La Ligue française des Droits de l’Homme, Human Rights Watch, la Fédération Internationale des ligues des Droits de l’Homme et Reporters Sans Frontières ont appelé la France et les autres gouvernements européens à reconnaître que les résultats du Turkménistan en matière de droits sont en contradiction avec la clause de droits humains de l’accord. Ils devraient exprimer de façon claire et explicite les améliorations que le Turkménistan doit réaliser en matière de droits humains, en contrepartie de l’intensification des relations, et s’engager de façon proactive avant que l’accord ne soit conclu pour s’assurer de la mise en œuvre de ces améliorations.

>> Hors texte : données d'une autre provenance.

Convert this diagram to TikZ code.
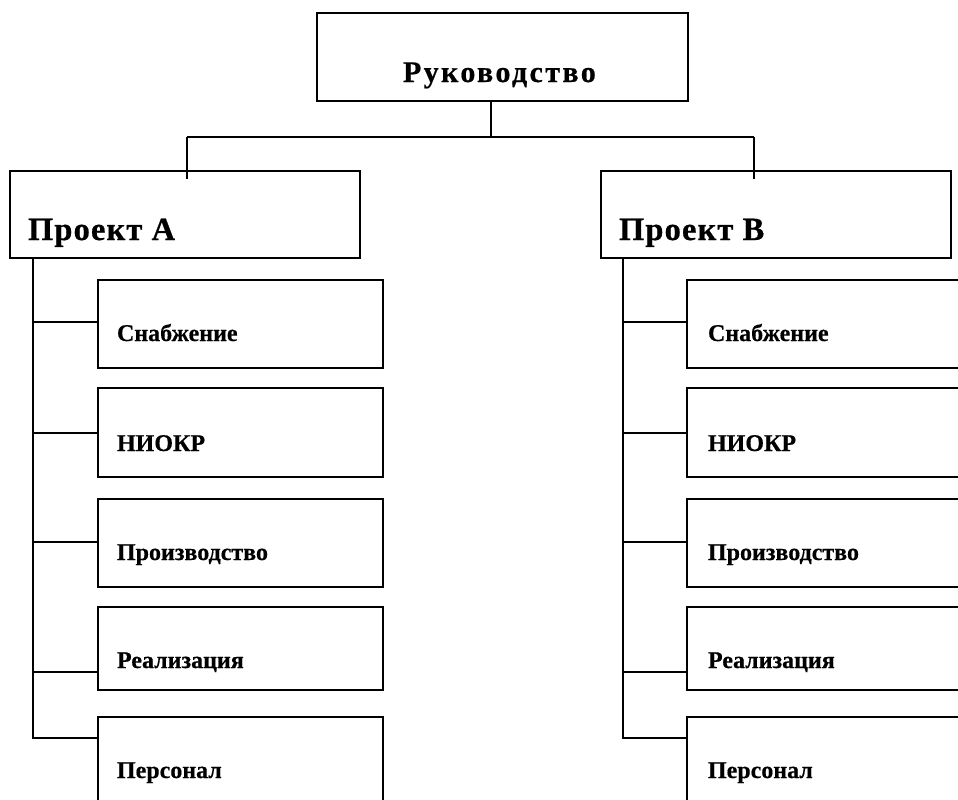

« La position de l’UE sur les droits humains au Turkménistan a jusqu’à ce jour été très décevante par sa faiblesse, mais la France tient aujourd’hui une opportunité à ne pas manquer pour rectifier cela », a déclaré Souhayr Belhassen, présidente de la Fédération Internationale des ligues des Droits de l’Homme.

La Ligue française des Droits de l’Homme, Human Rights Watch, la Fédération Internationale des ligues des Droits de l’Homme et Reporters Sans Frontières ont appelé la France et les autres gouvernements européens à faire pression sur le dirigeant turkmène pour entreprendre les actions suivantes :

 Libérer toutes les personnes emprisonnées pour raisons politiques, parmi lesquelles les défenseurs des droits humains Annakurban Amanklytchev et Sapardurdy Khajiev ainsi que le dissident Gulgeldy Annaniazov ;

 Etablir une procédure transparente à l’échelle nationale pour examiner tous les cas d’emprisonnement politique et déterminer le nombre réel de prisonniers détenus pour des chefs d’inculpations aux motifs politiques, et garantir réparation aux victimes d’abus ;

 Lever les interdictions de voyager pour les étudiants, les activistes et les proches de membres de l’opposition, et en finir avec le système qui permet d’empêcher les citoyens de quitter le Turkménistan et d’y revenir ;

 Permettre aux activistes, aux organisations citoyennes et aux journalistes de travailler librement et sans crainte de persécutions ;

 Donner accès au pays, y compris aux lieux de détention, aux contrôleurs indépendants des droits humains et étendre les invitations à tous les contrôleurs des Nations unies qui ont fait une demande d’accès.